Definição e convicção
O ponto não é o de um regime baseado no merecimento, mas crença inegociável de que os bens são recompensas, resultados da ação individual isolada. A convicção de que o nosso destino está em nossas mãos, uma visão de liberdade individual que nos afasta da ideia de uma democracia compartilhada.
Nas histórias de sucesso, em cada linha, um caminho de vitória, denominado por Michael Sandel como “retórica da ascensão”: “ainda que a desigualdade tenha sido aumentada nas últimas décadas, a cultura pública reforçou a ideia de somos responsáveis por nosso destino e merecemos o que recebemos”. O predomínio do mérito como linha discursiva das narrativas no mundo moderno está por toda parte. As adversidades, inerente a toda história de vida, são realçadas enfaticamente e, se for preciso, superdimensionadas.
Conclusão e insônia
O mérito é uma consciência introjetada. Embora mais identificada com a orientação liberal, está para além de posicionamentos políticos. Nossas aptidões profissionais, nossos relatos de viagens, nossas impressões cinematográficas, nossas decisões e características, nossos domínios e habilidades e nossas histórias e experiências são contadas exaltando a nossa liberdade de controlar as situações, sempre apartadas das condições favoráveis através das quais vencemos. E quando o controle nos escapa, “perdemos”, nas palavras de Sandel. E quando sofremos, a responsabilidade foi nossa. Enquanto losers, resta a oportunidade de agarrarmo-nos em líderes populistas radicais e em suas promessas de “mudança” e limpeza”.

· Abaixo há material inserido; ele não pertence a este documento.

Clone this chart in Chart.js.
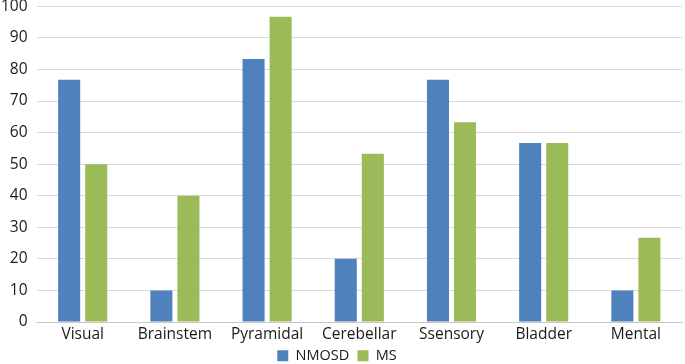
<!DOCTYPE html>
<html><head><meta charset="utf-8">
<script src="https://cdn.jsdelivr.net/npm/chart.js@4.4.1/dist/chart.umd.min.js"></script>
<style>html,body{margin:0;padding:0;background:#fff;overflow:hidden}#w{position:relative;top:-12px;width:685px;height:376px}</style>
</head><body><div id="w"><canvas id="c"></canvas></div>
<script>
const categories = ["Visual","Brainstem","Pyramidal","Cerebellar","Ssensory","Bladder","Mental"];
const nmosd = [76.7,10,83.3,20,76.7,56.7,10];
const ms = [50,40,96.7,53.3,63.3,56.7,26.7];
const yTicks = [0,10,20,30,40,50,60,70,80,90,100];
const font = {family:"'Open Sans', 'Liberation Sans', sans-serif", size:15.5};
const legendFont = {family:"'Open Sans', 'Liberation Sans', sans-serif", size:14.5};
new Chart(document.getElementById('c'),{
  type:'bar',
  data:{labels:categories,datasets:[
    {label:'NMOSD',data:nmosd,backgroundColor:'#4F81BD'},
    {label:'MS',data:ms,backgroundColor:'#9BBB59'}
  ]},
  options:{
    responsive:true,maintainAspectRatio:false,animation:false,
    categoryPercentage:0.587,barPercentage:0.815,
    layout:{padding:{top:0,right:3,left:-8,bottom:-9}},
    plugins:{legend:{position:'bottom',labels:{boxWidth:11,boxHeight:11,font:legendFont,color:'#1a1a1a',padding:1,
      generateLabels(chart){
        const items = Chart.defaults.plugins.legend.labels.generateLabels(chart);
        items.forEach((it,i)=>{ if(i<items.length-1) it.text = it.text + '\u2002'; });
        return items;
      }}},tooltip:{enabled:false}},
    scales:{
      x:{grid:{display:false,drawTicks:false},border:{color:'#c8c8c8'},ticks:{font:Object.assign({},font,{lineHeight:1.0}),color:'#1a1a1a',padding:5}},
      y:{min:0,max:100,afterBuildTicks:a=>{a.ticks=yTicks.map(v=>({value:v}));},
         grid:{color:'#d9d9d9',drawTicks:false},border:{display:false},
         ticks:{font:font,color:'#1a1a1a',padding:9}}
    }
  }
});
</script></body></html>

O mundo reafirma a desigualdade social na forma dessa justificativa moral cuja função é culpabilizar as pessoas, o que, não raro, gera ondas de ódio e frustração. A crença no merecimento é a dose paliativa para a angústia da desigualdade. Histórias de superação baseadas no mérito individual são exceções mascaradas da regra ilusória do “eu quero, eu posso!”. E o debate das políticas educacionais não foge a essa regra: os mesmos defensores das políticas meritocráticas são os que mais utilizam-se do discurso da “redução das desigualdades” – em uma capa de solidariedade que encobre a resistência a mudanças estruturais nas políticas sociais, que culminariam essas sim com a realização de uma justiça social, muito além da aceitação das desigualdades. Afinal “reduzir desigualdades” não é dirimi-las, garantindo direitos de forma universal e coletiva, em uma noção de bem comum.
A realização da ideia de bem comum depende de uma nova percepção da noção de merecimento em nosso cotidiano, menos arrogante e mais sensível à coletividade. Sobre o que saiu errado? Em resumo: a construção de uma autoimagem individual convicta do próprio mérito como causador do sucesso. Essa crença petulante e inconfessável, que nos permite deitar a cabeça no travesseiro quando chega a noite.